Но вместе с тем во время «оттепели» возникла новая поэтическая культура: неофициальные поэты Евгений Евтушенко и Андрей Вознесенский приходили к памятнику Маяковского и читали свои стихи. Люди узнали о джазе, некоторым даже удалось услышать рок-н-ролл. Хотя ни у кого не было пластинок, существовали глубоко законспирированные подпольные студии, в которых незаконно копировали контрабандные записи. Один человек рассказал мне, что у него была пластинка Майлза Дэвиса, сделанная на пленке для рентгеновских снимков.
«В то время, – сказал как-то Свен Гундлах, – можно было увидеть много такого, чего нельзя было увидеть, и услышать много такого, чего нельзя было услышать».
Влияние фестиваля на будущих художников невозможно переоценить. В американском павильоне были выставлены работы Джексона Поллока, потрясшие советских художников: настолько они были далеки от всего, что видели прежде.

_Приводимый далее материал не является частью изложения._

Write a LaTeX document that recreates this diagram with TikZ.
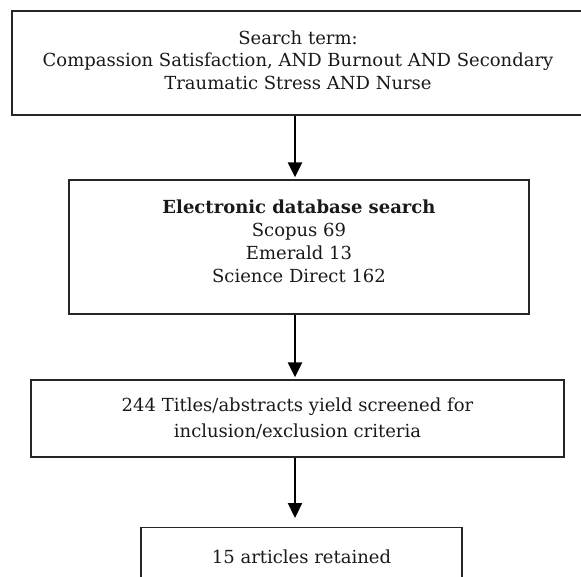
\documentclass[tikz,border=0pt]{standalone}
\usepackage{fontspec}
\setmainfont{DejaVu Serif}
\usetikzlibrary{arrows.meta}
\tikzset{
	flowbox/.style={draw=black!85, line width=1.3pt, align=center, text=black!90, inner sep=0pt, font=\fontsize{18}{22.8}\selectfont},
	flowarrow/.style={line width=2.3pt, -{Triangle[width=14pt,length=15pt]}}
}
\begin{document}
\begin{tikzpicture}[x=1pt, y=-1pt]
			\useasboundingbox (0,0) rectangle (581,577);
			%boxes
			\node[flowbox, minimum width=572pt, minimum height=104pt] (search) at (298, 63) {Search term:\\Compassion Satisfaction, AND Burnout AND Secondary\\Traumatic Stress AND Nurse\\[-17pt]};
			\node[flowbox, minimum width=460pt, minimum height=134pt] (database) at (299, 247) {\textbf{Electronic database search}\\Scopus 69\\Emerald 13\\Science Direct 162\\[-11pt]};
			\node[flowbox, minimum width=533pt, minimum height=77pt] (screened) at (297.5, 418.5) {244 Titles/abstracts yield screened for\\[3pt]inclusion/exclusion criteria};
			\node[flowbox, minimum width=321pt, text height=36pt, text depth=40pt, anchor=north] (retained) at (301.5, 527) {15 articles retained};
			
			%arrows
			\coordinate (arrx) at (295, 0);
			\draw[flowarrow] (search.south -| arrx) -- ([yshift=2pt]database.north -| arrx);
			\draw[flowarrow] (database.south -| arrx) -- ([yshift=2pt]screened.north -| arrx);
			\draw[flowarrow] (screened.south -| arrx) -- ([yshift=9pt]retained.north -| arrx);
		\end{tikzpicture}
\end{document}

В других павильонах были представлены иные школы, иные направления развития художественной мысли Запада: Франция прислала работы Жоржа Матье, а Германия – Ханса Хартунга. Хотя в СССР еще были живы люди, которые помнили советский авангард 1920-х годов, новое западное искусство 1950-х, казалось, никак не было с ним связано, и традиции Малевича и Кандинского был нанесен урон появлением Поллока и ему подобных. И это при том, что радикальные работы советских художников 1920-х годов все еще пылились в запасниках советских музеев. Отсутствие старого авангарда было очень важным в формировании нового авангарда. «На самом деле, – рассказывал Свен Гундлах, – мы ненавидели наш старый авангард, потому что на нем было пятно коммунизма, он был запятнан революцией. Если мы пытались опираться на какую-то традицию внутри страны, мы обращались скорее к Дягилеву, чем к супрематистам, хотя позже, когда мы начали работать с разными стилями из прошлого, мы обнаружили, что Малевича как-то проще сделать».

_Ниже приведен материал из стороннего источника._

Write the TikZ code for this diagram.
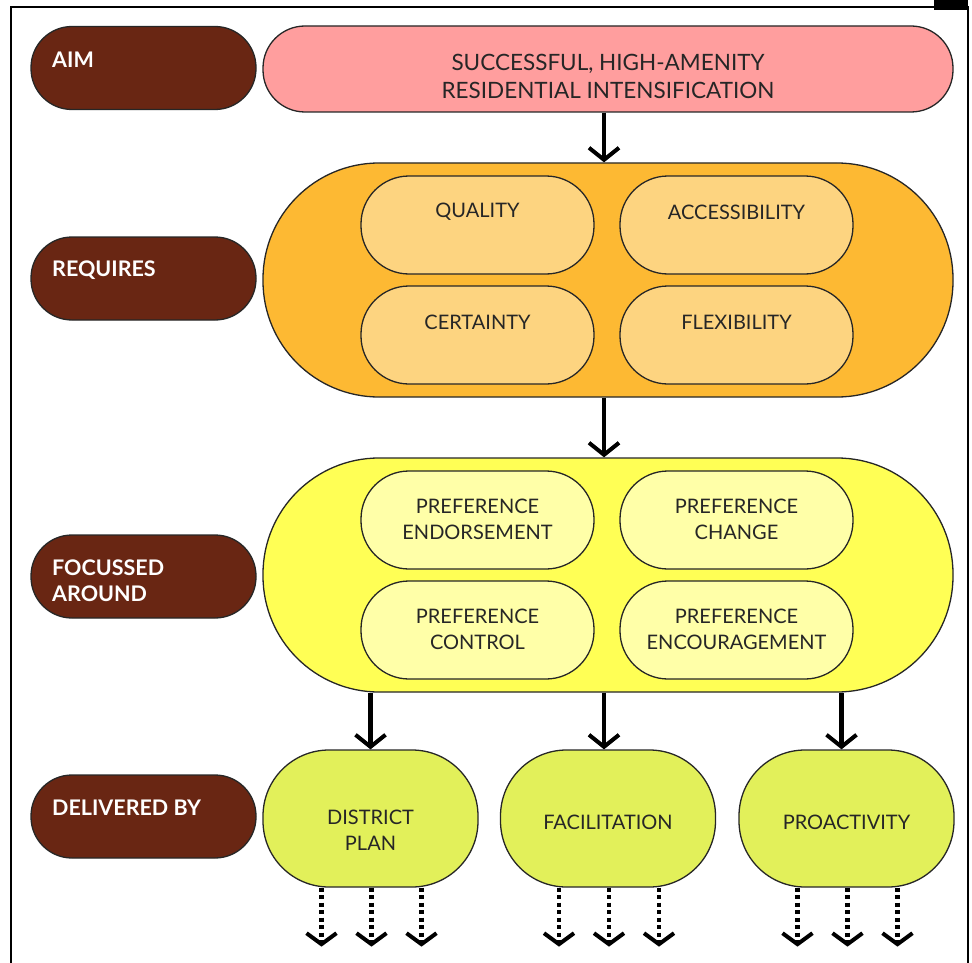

На кого-то из художников увиденное на фестивале подействовало настолько, что они так и не сумели освободиться от подражательства. Некоторые, как, например, Анатолий Зверев, открыли для себя стиль, который воспроизводили потом всю жизнь. Но, скажем, Михаил Рогинский и Михаил Чернышев, разрабатывая новые идеи, очень скоро предложили свой – и очень богатый – вариант социалистического поп-арта. Лишь немногие из тех, кто войдет впоследствии в ряды нового авангарда, начали сразу же после фестиваля работать по-новому. «Там было слишком много разных направлений, и все это появилось одновременно, – объяснял Дмитрий Пригов. – В тот ранний период, который начался в 1958 году, все старались изучить и использовать все то, что одновременно появилось у нас перед глазами. В Россию идеи никогда не приходят по порядку, одна за другой. Обычно к нам идеи, которые развивались совершенно независимо друг от друга, приходят пачками, и у нас часто создается впечатление, что между ними гораздо больше общего, чем того, что их отличает друг от друга, и это нам мешает. Как, например, если бы кто-нибудь, не очень сведущий в египтологии, посчитал, что искусство времен Пятой династии и Восьмой династии выглядит совершенно одинаково, так и художники в СССР думали, что все движения, которые существовали в западном искусстве с начала двадцатого века, были вариациями одной и той же идеи. Поэтому каждый художник создавал свою собственную химеру, которая была основана на попытке работать с той единственной идеей, которую он воспринял, чтобы можно было впитать много влияний за короткое время. Позже, когда в очередной раз к нам одновременно пришли и поп-арт, и гиперреализм, и фотореализм, и концептуализм, опять было такое чувство, что все это – вариации одного стиля. Понадобились годы, чтобы понять, что было совершенно напрасно заниматься всеми этими вещами, такими новыми для нас, но такими надоевшими для всего остального мира, и только потом мы все-таки поняли, как в своем неверном представлении о едином стиле мы открыли общность всех этих направлений, а не их различие. И тогда мы поняли, что эта общность тоже важна, когда она понята как общность разрозненных идей».